Two-Step Charge Separation Passing Through the Partial Charge-Transfer State in a Molecular Dyad.

Abstract

Charge separation (CS) in molecular systems usually takes place in weakly coupled donor-acceptor dyads where an electron charge moves from the donor to the acceptor in the local excited state of a chromophore. Herein, we present a two-step charge-separation process in a newly synthesized diketopyrrolopyrrole-pyrrolopyrrole (DPP-PP) dyad (AD), which starts from the initial photoexcited bright exciton and goes through a partial charge-transfer (CT) state before finally reaching the charge-separated (CS) state. The evolving CT character in the excited state is demonstrated through the complementary use of transient absorption, broad-band fluorescence upconversion, and transient impulsive stimulated Raman spectroscopy.
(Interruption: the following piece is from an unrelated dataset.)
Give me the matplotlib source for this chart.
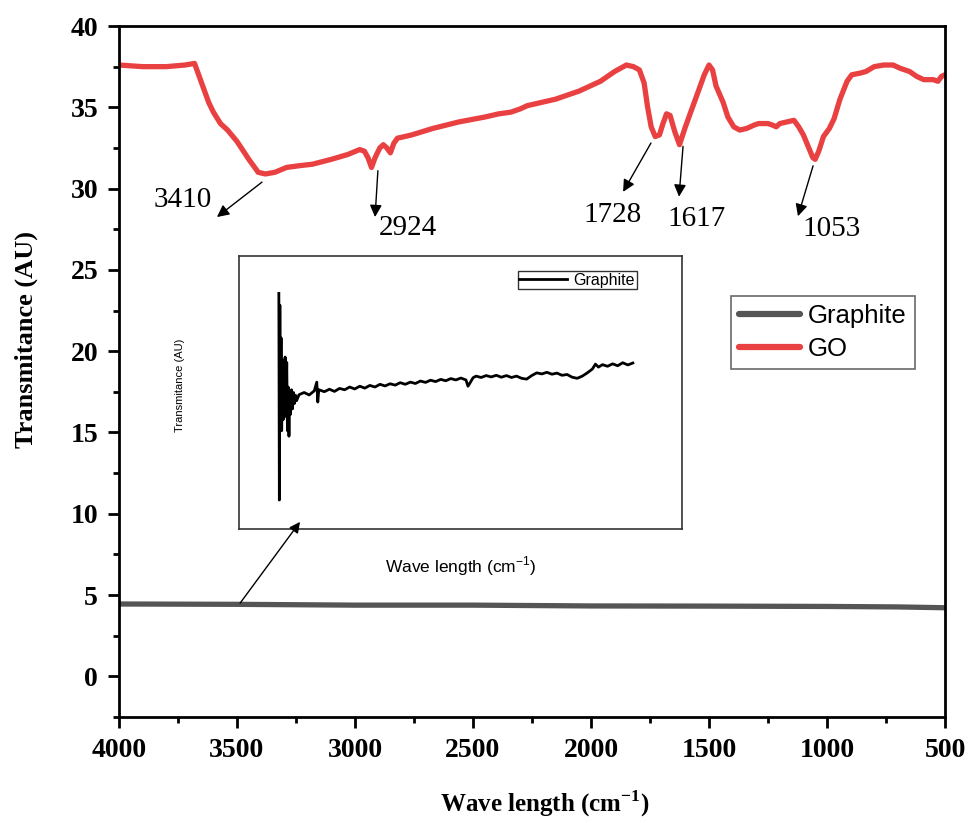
import numpy as np
import matplotlib
matplotlib.use("Agg")
import matplotlib.pyplot as plt
from matplotlib.ticker import MultipleLocator

plt.rcParams['font.family'] = ['Liberation Serif', 'DejaVu Serif']
plt.rcParams['mathtext.fontset'] = 'custom'
plt.rcParams['mathtext.rm'] = 'Liberation Serif'
plt.rcParams['mathtext.bf'] = 'Liberation Serif:bold'
plt.rcParams['mathtext.sf'] = 'Liberation Sans'

# GO spectrum (wavenumber, transmittance)
go_wn = [4000, 3900, 3800, 3720, 3680, 3650, 3620, 3600, 3570, 3540, 3500, 3450,
         3410, 3380, 3340, 3290, 3240, 3180, 3100, 3030, 2980, 2960, 2945, 2930,
         2915, 2895, 2880, 2865, 2850, 2835, 2820, 2760, 2670, 2560, 2450, 2390,
         2340, 2300, 2270, 2150, 2050, 1960, 1900, 1850, 1820, 1795, 1775, 1760,
         1745, 1728, 1710, 1695, 1680, 1665, 1645, 1625, 1600, 1560, 1520, 1500,
         1485, 1470, 1440, 1420, 1395, 1370, 1340, 1310, 1290, 1250, 1230, 1215,
         1200, 1170, 1140, 1120, 1100, 1080, 1060, 1050, 1035, 1015, 990, 970,
         945, 915, 895, 860, 835, 800, 760, 720, 690, 650, 620, 590, 550, 530,
         515, 500]
go_t = [37.6, 37.5, 37.5, 37.6, 37.7, 36.5, 35.3, 34.7, 34.0, 33.6, 32.9, 31.8,
        31.0, 30.9, 31.0, 31.3, 31.4, 31.5, 31.8, 32.1, 32.4, 32.3, 31.9, 31.3,
        31.9, 32.5, 32.7, 32.5, 32.2, 32.8, 33.1, 33.3, 33.7, 34.1, 34.4, 34.6,
        34.7, 34.9, 35.1, 35.5, 36.0, 36.6, 37.2, 37.6, 37.5, 37.3, 36.5, 35.0,
        33.8, 33.2, 33.3, 34.0, 34.6, 34.5, 33.5, 32.7, 33.8, 35.4, 37.0, 37.6,
        37.3, 36.3, 35.3, 34.4, 33.8, 33.6, 33.7, 33.9, 34.0, 34.0, 33.9, 33.8,
        34.0, 34.1, 34.2, 33.8, 33.3, 32.6, 31.9, 31.8, 32.3, 33.2, 33.7, 34.3,
        35.5, 36.6, 37.0, 37.1, 37.2, 37.5, 37.6, 37.6, 37.4, 37.2, 36.9, 36.7,
        36.7, 36.6, 36.9, 37.0]

# Graphite spectrum on the main scale
gr_wn = [4000, 3500, 3000, 2500, 2000, 1500, 1000, 700, 500]
gr_t = [4.45, 4.43, 4.38, 4.38, 4.33, 4.32, 4.30, 4.27, 4.22]

# Graphite spectrum for the inset (arbitrary units)
ins_wn = [4000, 3995, 3990, 3985, 3978, 3972, 3965, 3958, 3952, 3945, 3938, 3930,
          3922, 3915, 3908, 3900, 3893, 3885, 3875, 3865, 3855, 3845, 3835, 3825,
          3800, 3750, 3700, 3650, 3625, 3615, 3605, 3550, 3500, 3450, 3400, 3350,
          3300, 3250, 3200, 3150, 3100, 3050, 3000, 2950, 2900, 2850, 2800, 2750,
          2700, 2650, 2600, 2550, 2500, 2450, 2400, 2350, 2300, 2250, 2200, 2150,
          2130, 2110, 2080, 2050, 2000, 1950, 1900, 1850, 1800, 1750, 1700, 1650,
          1600, 1550, 1500, 1450, 1400, 1350, 1300, 1250, 1200, 1150, 1100, 1050,
          1000, 950, 900, 870, 840, 800, 750, 700, 650, 600, 550, 500]
ins_t = [86.3, 10.6, 82.0, 38.0, 70.0, 36.0, 62.0, 40.0, 58.0, 41.0, 63.0, 43.0,
         61.0, 36.0, 52.0, 34.0, 50.0, 42.0, 51.0, 44.0, 50.0, 46.0, 49.0, 47.0,
         49.2, 50.0, 49.1, 50.6, 53.8, 46.5, 51.0, 50.3, 51.2, 50.4, 51.5, 51.0,
         52.0, 51.3, 52.3, 51.6, 52.6, 52.0, 53.0, 52.4, 53.2, 52.7, 53.6, 53.0,
         53.8, 53.3, 54.2, 53.7, 54.5, 54.0, 54.8, 54.3, 55.1, 54.6, 55.3, 54.6,
         52.3, 53.5, 55.4, 56.0, 55.5, 56.2, 55.7, 56.3, 55.6, 56.2, 55.5, 56.0,
         55.2, 54.9, 56.2, 57.2, 56.8, 57.4, 56.7, 57.1, 56.3, 56.6, 55.6, 55.2,
         56.0, 57.2, 58.6, 60.4, 59.3, 60.2, 59.6, 60.5, 59.8, 60.9, 60.1, 60.8]

# Peak labels: (peak, arrow tail, arrow head, text position)
peak_labels = ['3410', '2924', '1728', '1617', '1053']
peak_tail = [(3394, 30.4), (2903, 31.1), (1746, 32.8), (1610, 32.6), (1059, 31.4)]
peak_head = [(3585, 28.25), (2915, 28.25), (1864, 29.8), (1627, 29.5), (1123, 28.3)]
peak_text = [(3729, 29.3), (2775, 27.6), (1910, 28.4), (1551, 28.1), (979, 27.5)]

fig = plt.figure(figsize=(9.69, 8.23), dpi=100)
ax = fig.add_axes([119 / 969, 1 - 717 / 823, 826 / 969, 691 / 823])

ax.plot(gr_wn, gr_t, color='#555555', lw=3.8, label='Graphite', solid_capstyle='round')
ax.plot(go_wn, go_t, color='#e94141', lw=3.8, label='GO', solid_capstyle='round')

ax.set_xlim(4000, 500)
ax.set_ylim(-2.5, 40)
ax.xaxis.set_major_locator(MultipleLocator(500))
ax.xaxis.set_minor_locator(MultipleLocator(250))
ax.yaxis.set_major_locator(MultipleLocator(5))
ax.yaxis.set_minor_locator(MultipleLocator(2.5))
ax.tick_params(which='major', direction='out', length=8, width=2, pad=7, labelsize=20)
ax.tick_params(which='minor', direction='out', length=4.5, width=2)
for lab in ax.get_xticklabels() + ax.get_yticklabels():
    lab.set_fontweight('bold')
for s in ax.spines.values():
    s.set_linewidth(2)

ax.set_ylabel('Transmitance (AU)', fontsize=19, fontweight='bold')
ax.yaxis.set_label_coords(-0.098, 0.546)
ax.set_xlabel(r'Wave length (cm$^{\mathbf{-1}}$)', fontsize=18, fontweight='bold')
ax.xaxis.set_label_coords(0.516, -0.103)

for lab, tail, head, txt in zip(peak_labels, peak_tail, peak_head, peak_text):
    ax.annotate('', xy=head, xytext=tail,
                arrowprops=dict(arrowstyle='-|>', color='black', lw=1,
                                mutation_scale=18, shrinkA=0, shrinkB=0))
    ax.text(txt[0], txt[1], lab, fontsize=21, ha='center', va='center')

leg = ax.legend(loc='upper left', bbox_to_anchor=(0.741, 0.609),
                prop={'family': 'Liberation Sans', 'size': 18.5},
                frameon=True, fancybox=False, edgecolor='#444444', borderpad=0.3,
                handlelength=2.4, handletextpad=0.3, labelspacing=0.35,
                borderaxespad=0)
leg.get_frame().set_linewidth(1.2)
for h in leg.get_lines():
    h.set_linewidth(4.5)

# inset with the graphite spectrum
axin = fig.add_axes([239 / 969, 1 - 529 / 823, 443 / 969, 273 / 823])
axin.plot(ins_wn, ins_t, color='black', lw=2.0, label='Graphite')
axin.set_xlim(4394, 14)
axin.set_ylim(0, 100)
axin.set_xticks([])
axin.set_yticks([])
for s in axin.spines.values():
    s.set_linewidth(1.2)
    s.set_color('#333333')
lg2 = axin.legend(loc='upper left', bbox_to_anchor=(0.629, 0.945),
                  prop={'family': 'Liberation Sans', 'size': 11.5},
                  frameon=True, fancybox=False, edgecolor='black', borderpad=0.1,
                  handlelength=3.0, handletextpad=0.4, borderaxespad=0)
lg2.get_frame().set_linewidth(1.0)

# arrow from the flat graphite line up to the inset, drawn above the inset frame
axin.annotate('', xy=(3233, 9.5), xycoords=ax.transData,
              xytext=(3487, 4.5), textcoords=ax.transData, annotation_clip=False,
              arrowprops=dict(arrowstyle='-|>', color='black', lw=1,
                              mutation_scale=16, shrinkA=0, shrinkB=0))

fig.text(180 / 969, 1 - 385 / 823, 'Transmitance (AU)', rotation=90,
         family='Liberation Sans', fontsize=8, ha='center', va='center')
fig.text(461 / 969, 1 - 566 / 823, r'Wave length (cm$^{\mathsf{-1}}$)',
         family='Liberation Sans', fontsize=12.5, ha='center', va='center')

fig.savefig('out.png', dpi=100)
The bright exciton state of the dyad relaxes to a partial CT state with 1 and 20 ps during solvent and structural fluctuations in toluene, respectively, and with 700 fs for the solvent fluctuations occurring in tetrahydrofuran. This is evident from the characteristic excited-state absorption spectra and the reduced fluorescence intensity observed on the adiabatic potential energy surface. AD in THF additionally evolves to the diabatic potential energy surface of the CS state, whose absorption spectrum converges to that of a DPP anion for which fluorescence is completely quenched. The trend of shifting for certain vibrational frequencies also supports the proposed CT dynamics and mechanism; furthermore, it gives quantitative insight into the CT characters of the bright state (0.1 e) and intermediate partial CT state (0.5 e), as determined by the linear relationship that exists between the vibrational frequency of the marker modes and the CT character. We have found that as the structure of the bridge between donor and acceptor enables an intermediate level of electronic communication, the charge-separation can rapidly occur through a distinct partial charge-transfer state. It seems that the exceptionally strong electronic communication at positions 2 and 5 of the pyrrolo[3,2-b]pyrrole core is a crucial element for this charge-transfer mechanism, which could be applied to organic photovoltaics or light-emitting diodes requiring efficient charge separation.